— Start of DATASET EXCERPT —

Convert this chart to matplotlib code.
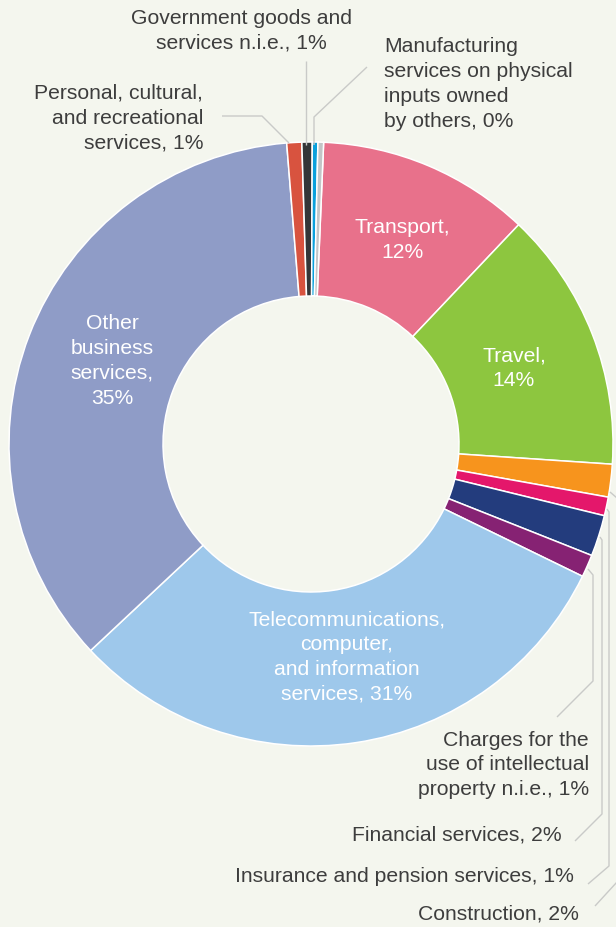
import matplotlib
matplotlib.use("Agg")
import matplotlib.pyplot as plt

categories = ["Transport", "Travel", "Construction", "Insurance and pension services",
              "Financial services", "Charges for the use of intellectual property n.i.e.",
              "Telecommunications, computer, and information services",
              "Other business services", "Personal, cultural, and recreational services",
              "Government goods and services n.i.e.",
              "Manufacturing services on physical inputs owned by others",
              "Maintenance and repair services n.i.e."]
shares = [11.4, 14.0, 1.75, 1.0, 2.2, 1.2, 30.8, 35.7, 0.8, 0.55, 0.3, 0.3]
colors = ["#e8718b", "#8dc63f", "#f7941d", "#e4176b", "#233c7d", "#862273",
          "#9ec8eb", "#8f9cc7", "#d8533f", "#343638", "#0ba0dc", "#c3c5c7"]

BG = "#f4f6ee"
TXT = "#3d3d3d"
LINE = "#c9cac8"
W, H = 616, 928

plt.rcParams['font.family'] = ['Liberation Sans', 'DejaVu Sans']
fig = plt.figure(figsize=(W / 100, H / 100), dpi=100, facecolor=BG)
ax = fig.add_axes([0, 0, 1, 1])
ax.set_facecolor(BG)

def Y(py):
    return H - py

cx, cy, R = 311, 445, 302
ax.pie(shares, colors=colors, startangle=87.6, counterclock=False,
       center=(cx, Y(cy)), radius=R, frame=True,
       wedgeprops=dict(width=R * 0.51, edgecolor='white', linewidth=1.1))
ax.set_xlim(0, W)
ax.set_ylim(0, H)
ax.set_aspect('equal')
ax.axis('off')

fs = 15.2
def txt(x, y, s, ha='center', color=TXT):
    ax.text(x, Y(y), s, ha=ha, va='center', fontsize=fs, color=color,
            linespacing=1.38)

# inner labels
txt(402, 240, "Transport,\n12%", color='white')
txt(514, 368, "Travel,\n14%", color='white')
txt(112, 361, "Other\nbusiness\nservices,\n35%", color='white')
txt(347, 657, "Telecommunications,\ncomputer,\nand information\nservices, 31%", color='white')

# outer labels
txt(241, 31, "Government goods and\nservices n.i.e., 1%")
txt(384, 84, "Manufacturing\nservices on physical\ninputs owned\nby others, 0%", ha='left')
txt(203, 118, "Personal, cultural,\nand recreational\nservices, 1%", ha='right')
txt(589, 765, "Charges for the\nuse of intellectual\nproperty n.i.e., 1%", ha='right')
txt(562, 835, "Financial services, 2%", ha='right')
txt(574, 877, "Insurance and pension services, 1%", ha='right')
txt(579, 914, "Construction, 2%", ha='right')

def leader(pts):
    xs = [p[0] for p in pts]
    ys = [Y(p[1]) for p in pts]
    ax.plot(xs, ys, color=LINE, lw=1.0, solid_capstyle='butt', zorder=1)

leader([(306, 62), (306, 146)])
leader([(367, 68), (314, 118), (314, 146)])
leader([(222, 117), (262, 117), (289, 144)])
leader([(588, 570), (593, 576), (593, 682), (557, 718)])
leader([(600, 538), (602, 541), (602, 815), (575, 842)])
leader([(607, 510), (609, 513), (609, 867), (588, 885)])
leader([(610, 493), (617, 499), (617, 883), (595, 907)])

fig.savefig("out.png", dpi=100, facecolor=BG)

— End of DATASET EXCERPT —

_YOUR GOAL_. Return from the data every line that holds "matplotlib".

_RESPONSE TO THE EXERCISE_.
Convert this chart to matplotlib code.
import matplotlib
matplotlib.use("Agg")
import matplotlib.pyplot as plt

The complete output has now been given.